§ Task to carry out: Reproduce the listing below character for character; drop every image.

§ Recorded data:
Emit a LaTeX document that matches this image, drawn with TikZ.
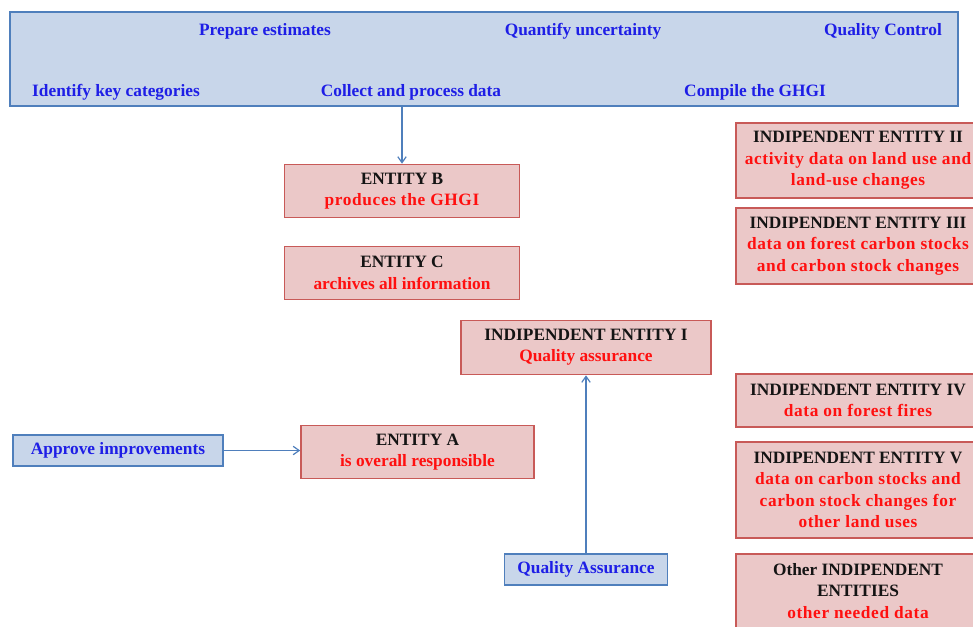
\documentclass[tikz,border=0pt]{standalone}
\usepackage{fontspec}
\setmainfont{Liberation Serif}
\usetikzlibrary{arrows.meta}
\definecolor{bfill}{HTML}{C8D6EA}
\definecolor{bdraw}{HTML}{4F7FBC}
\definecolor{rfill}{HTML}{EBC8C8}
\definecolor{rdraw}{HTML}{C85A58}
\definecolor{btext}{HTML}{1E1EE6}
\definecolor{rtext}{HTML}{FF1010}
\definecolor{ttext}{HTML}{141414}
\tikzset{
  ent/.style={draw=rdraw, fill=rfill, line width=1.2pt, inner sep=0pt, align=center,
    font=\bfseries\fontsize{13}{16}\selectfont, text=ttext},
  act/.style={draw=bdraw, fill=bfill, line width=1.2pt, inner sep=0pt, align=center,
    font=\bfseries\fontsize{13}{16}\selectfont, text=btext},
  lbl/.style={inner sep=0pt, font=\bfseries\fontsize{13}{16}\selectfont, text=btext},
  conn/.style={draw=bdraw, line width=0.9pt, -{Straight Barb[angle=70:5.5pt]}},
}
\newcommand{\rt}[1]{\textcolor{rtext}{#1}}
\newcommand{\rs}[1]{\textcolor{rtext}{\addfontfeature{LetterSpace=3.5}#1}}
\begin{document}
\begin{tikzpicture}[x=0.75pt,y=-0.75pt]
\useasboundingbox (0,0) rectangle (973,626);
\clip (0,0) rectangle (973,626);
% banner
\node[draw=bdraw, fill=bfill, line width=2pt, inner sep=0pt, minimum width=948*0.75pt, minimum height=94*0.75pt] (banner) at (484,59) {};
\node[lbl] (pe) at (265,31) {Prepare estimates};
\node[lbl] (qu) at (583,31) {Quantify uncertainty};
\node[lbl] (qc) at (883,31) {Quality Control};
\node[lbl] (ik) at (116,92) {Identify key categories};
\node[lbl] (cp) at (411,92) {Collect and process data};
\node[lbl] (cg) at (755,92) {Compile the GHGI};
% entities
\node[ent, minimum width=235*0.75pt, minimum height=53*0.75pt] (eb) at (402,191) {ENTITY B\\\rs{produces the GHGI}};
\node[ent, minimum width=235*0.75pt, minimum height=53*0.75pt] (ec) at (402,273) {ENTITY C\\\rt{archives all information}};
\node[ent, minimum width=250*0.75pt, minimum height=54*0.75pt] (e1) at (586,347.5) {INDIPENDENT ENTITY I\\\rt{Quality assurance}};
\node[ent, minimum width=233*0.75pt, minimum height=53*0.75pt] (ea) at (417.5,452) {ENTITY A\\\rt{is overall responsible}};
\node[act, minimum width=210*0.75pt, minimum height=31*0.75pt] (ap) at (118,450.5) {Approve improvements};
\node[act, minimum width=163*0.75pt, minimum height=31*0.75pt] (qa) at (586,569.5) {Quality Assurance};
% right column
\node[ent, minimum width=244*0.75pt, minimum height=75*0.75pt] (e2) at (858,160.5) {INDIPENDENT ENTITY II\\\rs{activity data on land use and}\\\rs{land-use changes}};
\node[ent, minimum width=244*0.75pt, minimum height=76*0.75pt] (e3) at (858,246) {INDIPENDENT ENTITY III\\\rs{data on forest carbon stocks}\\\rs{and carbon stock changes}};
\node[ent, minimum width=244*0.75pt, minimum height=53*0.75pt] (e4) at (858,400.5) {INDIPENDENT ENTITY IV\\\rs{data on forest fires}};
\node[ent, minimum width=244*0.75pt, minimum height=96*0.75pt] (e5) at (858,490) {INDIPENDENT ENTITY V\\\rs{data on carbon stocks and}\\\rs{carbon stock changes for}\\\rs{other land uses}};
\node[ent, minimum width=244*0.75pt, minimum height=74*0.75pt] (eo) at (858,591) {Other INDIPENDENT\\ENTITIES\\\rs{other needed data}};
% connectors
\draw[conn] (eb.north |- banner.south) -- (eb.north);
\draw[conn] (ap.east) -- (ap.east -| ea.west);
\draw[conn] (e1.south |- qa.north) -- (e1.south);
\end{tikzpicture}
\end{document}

§ Task answer:
Emit a LaTeX document that matches this image, drawn with TikZ.
\documentclass[tikz,border=0pt]{standalone}
\usepackage{fontspec}
\setmainfont{Liberation Serif}
\usetikzlibrary{arrows.meta}
\definecolor{bfill}{HTML}{C8D6EA}
\definecolor{bdraw}{HTML}{4F7FBC}
\definecolor{rfill}{HTML}{EBC8C8}
\definecolor{rdraw}{HTML}{C85A58}
\definecolor{btext}{HTML}{1E1EE6}
\definecolor{rtext}{HTML}{FF1010}
\definecolor{ttext}{HTML}{141414}
\tikzset{
  ent/.style={draw=rdraw, fill=rfill, line width=1.2pt, inner sep=0pt, align=center,
    font=\bfseries\fontsize{13}{16}\selectfont, text=ttext},
  act/.style={draw=bdraw, fill=bfill, line width=1.2pt, inner sep=0pt, align=center,
    font=\bfseries\fontsize{13}{16}\selectfont, text=btext},
  lbl/.style={inner sep=0pt, font=\bfseries\fontsize{13}{16}\selectfont, text=btext},
  conn/.style={draw=bdraw, line width=0.9pt, -{Straight Barb[angle=70:5.5pt]}},
}
\newcommand{\rt}[1]{\textcolor{rtext}{#1}}
\newcommand{\rs}[1]{\textcolor{rtext}{\addfontfeature{LetterSpace=3.5}#1}}
\begin{document}
\begin{tikzpicture}[x=0.75pt,y=-0.75pt]
\useasboundingbox (0,0) rectangle (973,626);
\clip (0,0) rectangle (973,626);
% banner
\node[draw=bdraw, fill=bfill, line width=2pt, inner sep=0pt, minimum width=948*0.75pt, minimum height=94*0.75pt] (banner) at (484,59) {};
\node[lbl] (pe) at (265,31) {Prepare estimates};
\node[lbl] (qu) at (583,31) {Quantify uncertainty};
\node[lbl] (qc) at (883,31) {Quality Control};
\node[lbl] (ik) at (116,92) {Identify key categories};
\node[lbl] (cp) at (411,92) {Collect and process data};
\node[lbl] (cg) at (755,92) {Compile the GHGI};
% entities
\node[ent, minimum width=235*0.75pt, minimum height=53*0.75pt] (eb) at (402,191) {ENTITY B\\\rs{produces the GHGI}};
\node[ent, minimum width=235*0.75pt, minimum height=53*0.75pt] (ec) at (402,273) {ENTITY C\\\rt{archives all information}};
\node[ent, minimum width=250*0.75pt, minimum height=54*0.75pt] (e1) at (586,347.5) {INDIPENDENT ENTITY I\\\rt{Quality assurance}};
\node[ent, minimum width=233*0.75pt, minimum height=53*0.75pt] (ea) at (417.5,452) {ENTITY A\\\rt{is overall responsible}};
\node[act, minimum width=210*0.75pt, minimum height=31*0.75pt] (ap) at (118,450.5) {Approve improvements};
\node[act, minimum width=163*0.75pt, minimum height=31*0.75pt] (qa) at (586,569.5) {Quality Assurance};
% right column
\node[ent, minimum width=244*0.75pt, minimum height=75*0.75pt] (e2) at (858,160.5) {INDIPENDENT ENTITY II\\\rs{activity data on land use and}\\\rs{land-use changes}};
\node[ent, minimum width=244*0.75pt, minimum height=76*0.75pt] (e3) at (858,246) {INDIPENDENT ENTITY III\\\rs{data on forest carbon stocks}\\\rs{and carbon stock changes}};
\node[ent, minimum width=244*0.75pt, minimum height=53*0.75pt] (e4) at (858,400.5) {INDIPENDENT ENTITY IV\\\rs{data on forest fires}};
\node[ent, minimum width=244*0.75pt, minimum height=96*0.75pt] (e5) at (858,490) {INDIPENDENT ENTITY V\\\rs{data on carbon stocks and}\\\rs{carbon stock changes for}\\\rs{other land uses}};
\node[ent, minimum width=244*0.75pt, minimum height=74*0.75pt] (eo) at (858,591) {Other INDIPENDENT\\ENTITIES\\\rs{other needed data}};
% connectors
\draw[conn] (eb.north |- banner.south) -- (eb.north);
\draw[conn] (ap.east) -- (ap.east -| ea.west);
\draw[conn] (e1.south |- qa.north) -- (e1.south);
\end{tikzpicture}
\end{document}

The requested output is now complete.